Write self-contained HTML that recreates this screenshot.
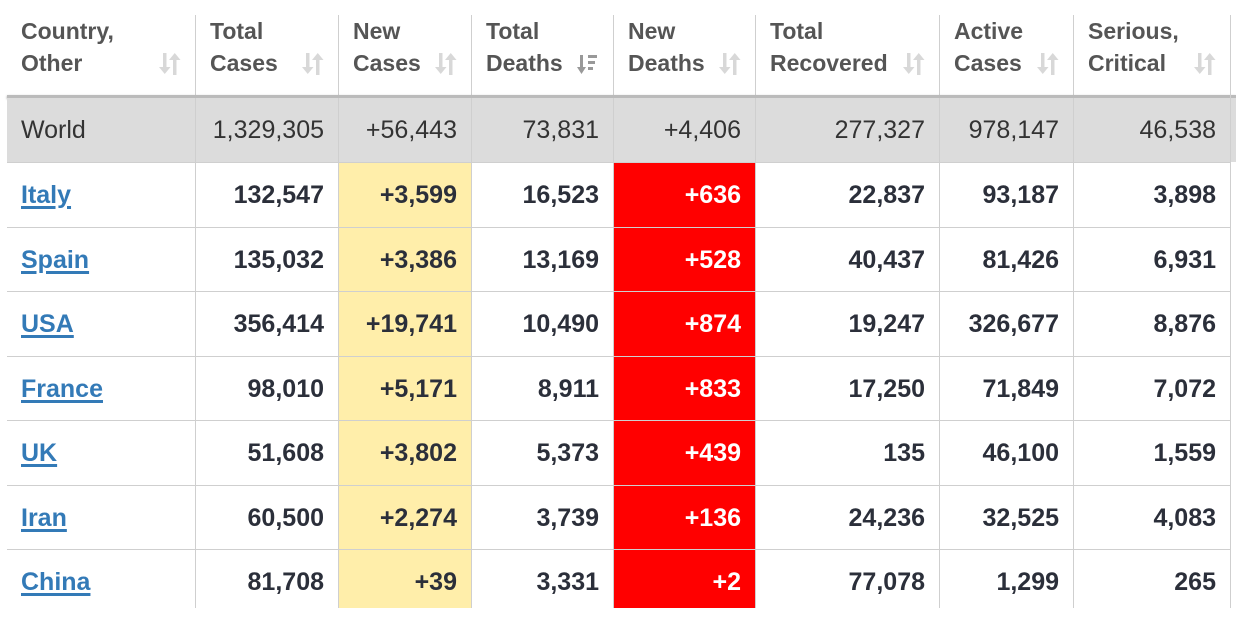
<!DOCTYPE html>
<html><head><meta charset="utf-8">
<style>
body{margin:0;width:1236px;height:635px;background:#fff;overflow:hidden;font-family:"Liberation Sans",sans-serif;position:relative}
.c{position:absolute;box-sizing:border-box;border-left:1px solid #cfcfcf;}
.h{color:#555;font-weight:bold;font-size:23px;line-height:32px;padding:0 14px 0 14px;}
.ic{position:absolute;right:14px;top:34px;width:22px;height:28px;}
.n{text-align:right;padding-right:14px;font-size:25px;line-height:64px;color:#2b2f3a;font-weight:bold;border-top:1px solid #cfcfcf}
.w{font-weight:normal;color:#333;background:#dcdcdc;border-top:none}
.l{text-align:left;padding-left:14px;}
.l a{color:#337ab7;text-decoration:underline;text-decoration-thickness:3px;text-underline-offset:3px}
.y{background:#ffeeaa}
.r{background:#ff0000;color:#fff}
</style></head><body>
<div id="t"></div>
<script>
const headers=[["Country,","Other"],["Total","Cases"],["New","Cases"],["Total","Deaths"],["New","Deaths"],["Total","Recovered"],["Active","Cases"],["Serious,","Critical"]];
const countries=["World","Italy","Spain","USA","France","UK","Iran","China"];
const totalCases=["1,329,305","132,547","135,032","356,414","98,010","51,608","60,500","81,708"];
const newCases=["+56,443","+3,599","+3,386","+19,741","+5,171","+3,802","+2,274","+39"];
const totalDeaths=["73,831","16,523","13,169","10,490","8,911","5,373","3,739","3,331"];
const newDeaths=["+4,406","+636","+528","+874","+833","+439","+136","+2"];
const recovered=["277,327","22,837","40,437","19,247","17,250","135","24,236","77,078"];
const active=["978,147","93,187","81,426","326,677","71,849","46,100","32,525","1,299"];
const serious=["46,538","3,898","6,931","8,876","7,072","1,559","4,083","265"];
const cols=[7,195,338,471,613,755,939,1073,1230];
const rowsY=[98,162,227,291,356,420,485,549,614];
const t=document.getElementById('t');
const colData=[countries,totalCases,newCases,totalDeaths,newDeaths,recovered,active,serious];
const colNames=["country","total-cases","new-cases","total-deaths","new-deaths","total-recovered","active-cases","serious-critical"];
for(let i=0;i<8;i++){
  const h=document.createElement('div');
  h.className='c h';
  h.style.cssText=`left:${cols[i]}px;top:15px;width:${cols[i+1]-cols[i]}px;height:80px;`+(i==0?'border-left:none;':'');
  h.innerHTML=headers[i][0]+'<br>'+headers[i][1];
  
  
  const ic=document.createElement('div');
  ic.className='ic';
  const col=i==3?'#999':'#d8d8d8';
  ic.innerHTML=i==3?`<svg width="22" height="28"><rect x="3" y="6" width="3" height="16" fill="${col}"/><path d="M0 18 L9 18 L4.5 25Z" fill="${col}"/><rect x="11" y="6" width="9" height="3" fill="${col}"/><rect x="11" y="12" width="7" height="3" fill="${col}"/><rect x="11" y="18" width="5" height="3" fill="${col}"/></svg>`:`<svg width="22" height="28"><rect x="4" y="4" width="3.5" height="18" fill="${col}"/><path d="M0 18 L11.5 18 L5.75 25Z" fill="${col}"/><rect x="14" y="8" width="3.5" height="18" fill="${col}"/><path d="M10 11 L21.5 11 L15.75 4Z" fill="${col}"/></svg>`;
  
  
  h.appendChild(ic);
  t.appendChild(h);
}
const sh=document.createElement('div');
sh.style.cssText='position:absolute;left:7px;top:95px;width:1229px;height:3px;background:#bbb;box-shadow:0 1px 2px #999';


t.appendChild(sh);
for(let r=0;r<8;r++){
  for(let i=0;i<8;i++){
    const d=document.createElement('div');
    let cls='c n';
    if(r==0)cls+=' w';
    else if(i==2)cls+=' y';
    else if(i==4)cls+=' r';
    if(i==0)cls+=' l';
    d.className=cls;
    const right=(r==0&&i==7)?1236:cols[i+1];
    d.style.cssText=`left:${cols[i]}px;top:${rowsY[r]}px;width:${right-cols[i]}px;height:${rowsY[r+1]-rowsY[r]}px;`+(i==0?'border-left:none;':'')+(r==7?'height:59px;':'')+((r==0&&i==7)?'padding-right:20px;':'');
    if(i==0&&r>0){d.innerHTML='<a>'+colData[i][r]+'</a>';}
    else d.textContent=colData[i][r];
    
    
    t.appendChild(d);
  }
}
const rb=document.createElement('div');
rb.style.cssText='position:absolute;left:1230px;top:15px;width:1px;height:593px;background:#cfcfcf';


t.appendChild(rb);
</script>
</body></html>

# Written task:
Reproduce the whole listing above word for word, but not its pictures.

# Expected output:
Write self-contained HTML that recreates this screenshot.
<!DOCTYPE html>
<html><head><meta charset="utf-8">
<style>
body{margin:0;width:1236px;height:635px;background:#fff;overflow:hidden;font-family:"Liberation Sans",sans-serif;position:relative}
.c{position:absolute;box-sizing:border-box;border-left:1px solid #cfcfcf;}
.h{color:#555;font-weight:bold;font-size:23px;line-height:32px;padding:0 14px 0 14px;}
.ic{position:absolute;right:14px;top:34px;width:22px;height:28px;}
.n{text-align:right;padding-right:14px;font-size:25px;line-height:64px;color:#2b2f3a;font-weight:bold;border-top:1px solid #cfcfcf}
.w{font-weight:normal;color:#333;background:#dcdcdc;border-top:none}
.l{text-align:left;padding-left:14px;}
.l a{color:#337ab7;text-decoration:underline;text-decoration-thickness:3px;text-underline-offset:3px}
.y{background:#ffeeaa}
.r{background:#ff0000;color:#fff}
</style></head><body>
<div id="t"></div>
<script>
const headers=[["Country,","Other"],["Total","Cases"],["New","Cases"],["Total","Deaths"],["New","Deaths"],["Total","Recovered"],["Active","Cases"],["Serious,","Critical"]];
const countries=["World","Italy","Spain","USA","France","UK","Iran","China"];
const totalCases=["1,329,305","132,547","135,032","356,414","98,010","51,608","60,500","81,708"];
const newCases=["+56,443","+3,599","+3,386","+19,741","+5,171","+3,802","+2,274","+39"];
const totalDeaths=["73,831","16,523","13,169","10,490","8,911","5,373","3,739","3,331"];
const newDeaths=["+4,406","+636","+528","+874","+833","+439","+136","+2"];
const recovered=["277,327","22,837","40,437","19,247","17,250","135","24,236","77,078"];
const active=["978,147","93,187","81,426","326,677","71,849","46,100","32,525","1,299"];
const serious=["46,538","3,898","6,931","8,876","7,072","1,559","4,083","265"];
const cols=[7,195,338,471,613,755,939,1073,1230];
const rowsY=[98,162,227,291,356,420,485,549,614];
const t=document.getElementById('t');
const colData=[countries,totalCases,newCases,totalDeaths,newDeaths,recovered,active,serious];
const colNames=["country","total-cases","new-cases","total-deaths","new-deaths","total-recovered","active-cases","serious-critical"];
for(let i=0;i<8;i++){
  const h=document.createElement('div');
  h.className='c h';
  h.style.cssText=`left:${cols[i]}px;top:15px;width:${cols[i+1]-cols[i]}px;height:80px;`+(i==0?'border-left:none;':'');
  h.innerHTML=headers[i][0]+'<br>'+headers[i][1];
  
  
  const ic=document.createElement('div');
  ic.className='ic';
  const col=i==3?'#999':'#d8d8d8';
  ic.innerHTML=i==3?`<svg width="22" height="28"><rect x="3" y="6" width="3" height="16" fill="${col}"/><path d="M0 18 L9 18 L4.5 25Z" fill="${col}"/><rect x="11" y="6" width="9" height="3" fill="${col}"/><rect x="11" y="12" width="7" height="3" fill="${col}"/><rect x="11" y="18" width="5" height="3" fill="${col}"/></svg>`:`<svg width="22" height="28"><rect x="4" y="4" width="3.5" height="18" fill="${col}"/><path d="M0 18 L11.5 18 L5.75 25Z" fill="${col}"/><rect x="14" y="8" width="3.5" height="18" fill="${col}"/><path d="M10 11 L21.5 11 L15.75 4Z" fill="${col}"/></svg>`;
  
  
  h.appendChild(ic);
  t.appendChild(h);
}
const sh=document.createElement('div');
sh.style.cssText='position:absolute;left:7px;top:95px;width:1229px;height:3px;background:#bbb;box-shadow:0 1px 2px #999';


t.appendChild(sh);
for(let r=0;r<8;r++){
  for(let i=0;i<8;i++){
    const d=document.createElement('div');
    let cls='c n';
    if(r==0)cls+=' w';
    else if(i==2)cls+=' y';
    else if(i==4)cls+=' r';
    if(i==0)cls+=' l';
    d.className=cls;
    const right=(r==0&&i==7)?1236:cols[i+1];
    d.style.cssText=`left:${cols[i]}px;top:${rowsY[r]}px;width:${right-cols[i]}px;height:${rowsY[r+1]-rowsY[r]}px;`+(i==0?'border-left:none;':'')+(r==7?'height:59px;':'')+((r==0&&i==7)?'padding-right:20px;':'');
    if(i==0&&r>0){d.innerHTML='<a>'+colData[i][r]+'</a>';}
    else d.textContent=colData[i][r];
    
    
    t.appendChild(d);
  }
}
const rb=document.createElement('div');
rb.style.cssText='position:absolute;left:1230px;top:15px;width:1px;height:593px;background:#cfcfcf';


t.appendChild(rb);
</script>
</body></html>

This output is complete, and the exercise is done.